• Exercise:
From the first line of the listing below, retype each line up to and including the one with "const MARK_T = 0.555;"; pictures stay out.

● ● ● ●

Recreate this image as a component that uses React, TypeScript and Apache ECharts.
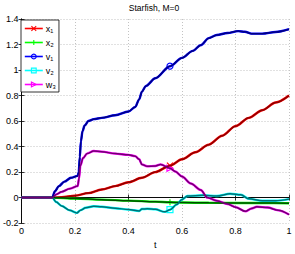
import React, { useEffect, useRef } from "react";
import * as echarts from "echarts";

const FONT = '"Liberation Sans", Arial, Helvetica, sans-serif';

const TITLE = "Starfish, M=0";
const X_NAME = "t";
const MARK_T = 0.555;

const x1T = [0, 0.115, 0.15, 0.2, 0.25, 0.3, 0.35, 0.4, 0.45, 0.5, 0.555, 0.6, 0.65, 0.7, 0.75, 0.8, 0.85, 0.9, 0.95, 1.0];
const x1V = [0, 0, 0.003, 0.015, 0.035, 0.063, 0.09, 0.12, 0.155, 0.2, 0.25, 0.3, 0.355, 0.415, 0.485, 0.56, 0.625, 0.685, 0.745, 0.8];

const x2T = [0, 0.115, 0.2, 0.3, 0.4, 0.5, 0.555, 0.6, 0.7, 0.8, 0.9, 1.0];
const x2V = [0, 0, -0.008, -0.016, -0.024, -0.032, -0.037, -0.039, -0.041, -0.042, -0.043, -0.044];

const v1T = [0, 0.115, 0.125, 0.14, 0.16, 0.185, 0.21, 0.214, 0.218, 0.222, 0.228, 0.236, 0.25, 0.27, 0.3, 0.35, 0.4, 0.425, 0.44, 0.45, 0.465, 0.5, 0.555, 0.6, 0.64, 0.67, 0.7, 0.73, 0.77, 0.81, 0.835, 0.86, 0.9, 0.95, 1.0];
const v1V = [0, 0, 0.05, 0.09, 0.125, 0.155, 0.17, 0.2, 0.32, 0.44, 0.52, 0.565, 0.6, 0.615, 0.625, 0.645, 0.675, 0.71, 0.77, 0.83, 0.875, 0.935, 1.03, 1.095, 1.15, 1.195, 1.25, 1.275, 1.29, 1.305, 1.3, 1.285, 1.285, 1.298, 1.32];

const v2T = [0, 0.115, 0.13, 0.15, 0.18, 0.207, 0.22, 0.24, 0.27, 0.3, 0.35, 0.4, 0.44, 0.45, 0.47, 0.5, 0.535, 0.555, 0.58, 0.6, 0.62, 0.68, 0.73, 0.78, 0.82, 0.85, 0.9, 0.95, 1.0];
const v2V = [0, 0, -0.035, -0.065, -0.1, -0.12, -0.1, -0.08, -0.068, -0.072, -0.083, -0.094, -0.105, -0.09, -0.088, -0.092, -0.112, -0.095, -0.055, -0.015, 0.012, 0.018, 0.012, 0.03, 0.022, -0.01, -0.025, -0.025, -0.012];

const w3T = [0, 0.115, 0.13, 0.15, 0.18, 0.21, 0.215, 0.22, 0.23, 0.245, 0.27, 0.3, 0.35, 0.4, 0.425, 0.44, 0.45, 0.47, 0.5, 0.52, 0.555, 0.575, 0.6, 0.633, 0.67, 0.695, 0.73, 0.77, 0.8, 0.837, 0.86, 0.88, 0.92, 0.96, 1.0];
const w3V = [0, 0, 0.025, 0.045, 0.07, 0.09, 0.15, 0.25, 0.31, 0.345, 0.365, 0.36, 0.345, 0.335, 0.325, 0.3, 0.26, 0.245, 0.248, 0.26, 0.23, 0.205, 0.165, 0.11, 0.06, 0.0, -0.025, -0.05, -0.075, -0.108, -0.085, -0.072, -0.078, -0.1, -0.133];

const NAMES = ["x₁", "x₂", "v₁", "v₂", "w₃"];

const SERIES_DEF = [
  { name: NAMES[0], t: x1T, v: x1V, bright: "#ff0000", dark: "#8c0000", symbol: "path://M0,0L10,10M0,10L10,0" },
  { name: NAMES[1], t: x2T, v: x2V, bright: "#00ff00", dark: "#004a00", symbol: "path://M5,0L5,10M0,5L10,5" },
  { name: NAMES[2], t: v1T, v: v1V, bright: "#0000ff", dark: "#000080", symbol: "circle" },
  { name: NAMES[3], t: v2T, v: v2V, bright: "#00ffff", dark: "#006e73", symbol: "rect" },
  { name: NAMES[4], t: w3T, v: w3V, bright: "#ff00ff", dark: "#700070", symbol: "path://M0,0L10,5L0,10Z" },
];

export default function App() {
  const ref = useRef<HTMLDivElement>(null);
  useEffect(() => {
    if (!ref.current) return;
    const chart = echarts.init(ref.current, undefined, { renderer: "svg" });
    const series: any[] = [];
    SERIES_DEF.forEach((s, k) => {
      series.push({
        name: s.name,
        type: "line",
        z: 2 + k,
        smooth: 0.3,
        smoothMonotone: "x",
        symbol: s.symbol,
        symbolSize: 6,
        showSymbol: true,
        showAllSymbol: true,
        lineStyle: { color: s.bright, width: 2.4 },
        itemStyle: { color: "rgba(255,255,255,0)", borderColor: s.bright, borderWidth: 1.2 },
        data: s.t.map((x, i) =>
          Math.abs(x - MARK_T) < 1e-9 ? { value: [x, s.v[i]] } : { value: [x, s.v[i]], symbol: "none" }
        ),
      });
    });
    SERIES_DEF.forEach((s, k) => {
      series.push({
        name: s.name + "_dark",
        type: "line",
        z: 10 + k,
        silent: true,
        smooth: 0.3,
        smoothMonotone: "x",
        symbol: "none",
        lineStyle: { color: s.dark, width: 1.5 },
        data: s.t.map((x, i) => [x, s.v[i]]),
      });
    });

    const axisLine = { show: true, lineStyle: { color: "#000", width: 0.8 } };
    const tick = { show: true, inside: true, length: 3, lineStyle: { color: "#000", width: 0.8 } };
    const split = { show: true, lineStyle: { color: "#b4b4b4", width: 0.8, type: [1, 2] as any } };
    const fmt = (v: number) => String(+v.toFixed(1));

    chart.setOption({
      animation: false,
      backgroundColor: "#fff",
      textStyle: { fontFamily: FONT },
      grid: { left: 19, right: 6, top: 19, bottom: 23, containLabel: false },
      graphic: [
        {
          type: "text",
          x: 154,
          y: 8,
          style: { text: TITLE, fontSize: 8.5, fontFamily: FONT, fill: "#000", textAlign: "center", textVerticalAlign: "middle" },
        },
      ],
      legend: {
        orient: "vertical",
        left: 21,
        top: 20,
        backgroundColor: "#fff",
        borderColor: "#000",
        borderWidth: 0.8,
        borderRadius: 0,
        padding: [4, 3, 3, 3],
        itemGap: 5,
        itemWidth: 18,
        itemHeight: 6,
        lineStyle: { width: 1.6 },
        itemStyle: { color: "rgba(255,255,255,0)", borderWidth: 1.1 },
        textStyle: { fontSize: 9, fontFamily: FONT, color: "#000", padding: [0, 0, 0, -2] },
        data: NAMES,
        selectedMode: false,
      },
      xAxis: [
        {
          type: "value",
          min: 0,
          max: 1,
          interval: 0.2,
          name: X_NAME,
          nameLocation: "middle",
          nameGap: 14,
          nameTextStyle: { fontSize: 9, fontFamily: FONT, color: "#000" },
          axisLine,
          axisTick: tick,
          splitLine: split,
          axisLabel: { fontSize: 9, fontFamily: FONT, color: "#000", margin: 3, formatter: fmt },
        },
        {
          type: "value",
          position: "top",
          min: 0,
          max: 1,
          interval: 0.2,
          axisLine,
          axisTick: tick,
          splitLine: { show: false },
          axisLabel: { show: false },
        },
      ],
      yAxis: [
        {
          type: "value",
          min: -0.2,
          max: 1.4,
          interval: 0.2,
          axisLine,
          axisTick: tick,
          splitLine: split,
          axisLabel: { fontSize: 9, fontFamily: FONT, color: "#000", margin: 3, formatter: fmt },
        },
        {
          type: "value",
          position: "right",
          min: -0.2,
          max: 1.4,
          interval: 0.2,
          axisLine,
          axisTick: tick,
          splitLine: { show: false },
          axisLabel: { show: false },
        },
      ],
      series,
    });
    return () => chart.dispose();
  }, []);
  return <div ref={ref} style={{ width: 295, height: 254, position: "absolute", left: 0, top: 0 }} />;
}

● ● ● ●

• Completed exercise:
Recreate this image as a component that uses React, TypeScript and Apache ECharts.
import React, { useEffect, useRef } from "react";
import * as echarts from "echarts";

const FONT = '"Liberation Sans", Arial, Helvetica, sans-serif';

const TITLE = "Starfish, M=0";
const X_NAME = "t";
const MARK_T = 0.555;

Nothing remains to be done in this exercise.